◆ **Collected data**:
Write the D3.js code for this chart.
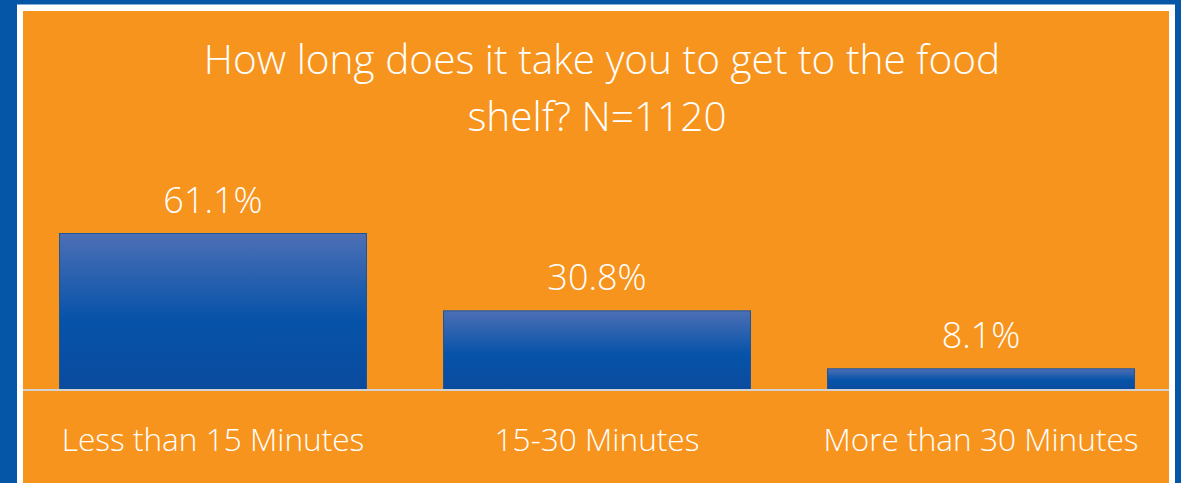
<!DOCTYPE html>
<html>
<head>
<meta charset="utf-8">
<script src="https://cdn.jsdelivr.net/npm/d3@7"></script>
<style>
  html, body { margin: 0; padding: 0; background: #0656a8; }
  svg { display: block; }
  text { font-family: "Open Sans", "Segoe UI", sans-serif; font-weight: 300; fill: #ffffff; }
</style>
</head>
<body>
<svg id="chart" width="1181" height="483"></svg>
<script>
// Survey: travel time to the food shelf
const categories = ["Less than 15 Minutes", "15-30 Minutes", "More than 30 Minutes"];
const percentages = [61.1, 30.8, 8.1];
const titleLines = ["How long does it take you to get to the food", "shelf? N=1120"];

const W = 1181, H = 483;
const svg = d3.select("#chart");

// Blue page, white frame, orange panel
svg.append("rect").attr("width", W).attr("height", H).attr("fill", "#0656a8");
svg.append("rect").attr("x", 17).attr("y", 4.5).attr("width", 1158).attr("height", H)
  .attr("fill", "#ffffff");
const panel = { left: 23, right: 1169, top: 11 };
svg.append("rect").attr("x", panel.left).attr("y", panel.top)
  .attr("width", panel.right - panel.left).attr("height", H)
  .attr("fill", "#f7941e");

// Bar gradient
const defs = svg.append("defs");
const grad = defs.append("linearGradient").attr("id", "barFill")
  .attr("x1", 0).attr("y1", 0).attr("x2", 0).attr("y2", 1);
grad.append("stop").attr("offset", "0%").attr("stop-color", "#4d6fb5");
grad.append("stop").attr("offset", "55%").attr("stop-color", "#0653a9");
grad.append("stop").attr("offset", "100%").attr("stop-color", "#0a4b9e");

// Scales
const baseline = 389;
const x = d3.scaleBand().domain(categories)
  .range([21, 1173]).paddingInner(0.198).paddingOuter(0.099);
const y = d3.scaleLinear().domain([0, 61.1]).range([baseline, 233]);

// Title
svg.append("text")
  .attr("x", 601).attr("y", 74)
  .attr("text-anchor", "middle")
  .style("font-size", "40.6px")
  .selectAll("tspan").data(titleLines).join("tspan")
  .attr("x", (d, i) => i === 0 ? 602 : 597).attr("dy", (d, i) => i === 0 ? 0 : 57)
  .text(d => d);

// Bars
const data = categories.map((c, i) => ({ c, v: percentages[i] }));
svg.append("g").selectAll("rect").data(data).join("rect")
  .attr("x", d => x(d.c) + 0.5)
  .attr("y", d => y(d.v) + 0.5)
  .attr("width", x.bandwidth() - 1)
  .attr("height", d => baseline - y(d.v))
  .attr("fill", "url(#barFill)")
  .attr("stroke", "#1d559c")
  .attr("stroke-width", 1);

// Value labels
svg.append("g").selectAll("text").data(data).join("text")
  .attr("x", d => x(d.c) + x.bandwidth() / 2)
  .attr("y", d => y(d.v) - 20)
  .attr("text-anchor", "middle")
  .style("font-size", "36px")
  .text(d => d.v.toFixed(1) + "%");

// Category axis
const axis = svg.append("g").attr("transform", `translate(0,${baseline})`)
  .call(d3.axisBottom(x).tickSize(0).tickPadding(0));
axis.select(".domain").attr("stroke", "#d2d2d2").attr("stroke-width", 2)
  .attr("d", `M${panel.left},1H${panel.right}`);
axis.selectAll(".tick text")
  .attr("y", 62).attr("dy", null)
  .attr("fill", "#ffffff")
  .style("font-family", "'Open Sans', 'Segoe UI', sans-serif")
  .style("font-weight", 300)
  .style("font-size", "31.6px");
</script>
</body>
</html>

◆ **Work to be completed**: Look through the listing above. Pick out each line with "chart" and copy it.

◆ **Complete answer**:
Write the D3.js code for this chart.
<svg id="chart" width="1181" height="483"></svg>
const svg = d3.select("#chart");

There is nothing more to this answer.